Als we de afgeleide van het impulsmoment naar de tijd nemen, dan vinden we met de produktregel dat:
$$ \dot{L} = \frac{d(\vec{r} \times \vec{p} )}{dt} = \vec{v} \times \vec{p} + \vec{r} \times \vec{F} $$Met M = r × F kunnen we dit herschrijven tot:
$$ \dot{L} = m \vec{v} \times \vec{v} + \vec{M} $$De linker term wordt nul, omdat beide vectoren v in dezelfde richting wijzen en als gevolg is de sinus in het kruisproduct nul. We vinden dus:
$$ \dot{L} = \vec{M} $$In situaties waarbij het moment M nul is, vinden we:
$$ \dot{L} = 0 \;\;\;\; \text{(als M = 0)} $$In dit geval is L dus constant en dus een behouden grootheid. Maar in welke gevallen in M nul? Het moment is het kruisprodukt tussen F en r. Als F en r in dezelfde of tegenovergestelde richting wijzen, dan is het moment dus nul (want sin(0)=0 en sin(180)=0). Dit gebeurt bijvoorbeeld bij voorwerpen die in een cirkelbaan bewegen. Neem bijvoorbeeld een planeet die om de zon beweegt. De radiusvector wijst van de zon naar de planeet en de kracht wijst van de planeet naar de zon. r en F wijzen hier dus in tegenovergestelde richting en M wordt hierdoor dus nul.

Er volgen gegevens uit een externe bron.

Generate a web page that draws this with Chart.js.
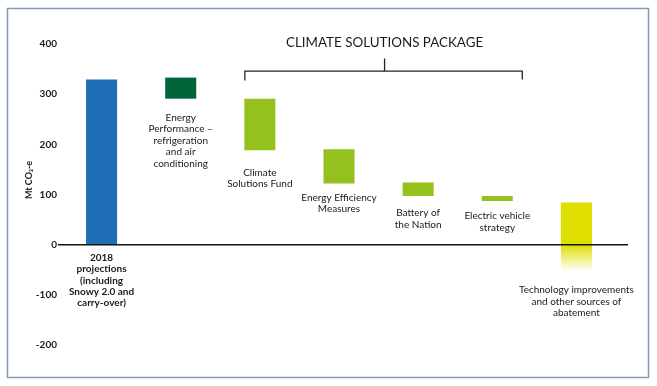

Wat kunnen we hiermee? Als L constant is, dan weten we dat r × mv constant is. Stel dat een planeet in een ellipsbaan om de zon beweegt, dan zal de r in de tijd veranderen. Als de r kleiner wordt, dan moet volgens het behoud van impulsmoment de snelheid groter worden. Dit is precies wat we zien. Ditzelfde effect heb je bijvoorbeeld ook als je een steen aan een touw rondslingert en dan de steen meer naar je toe trekt. De snelheid van de steen zal toenemen.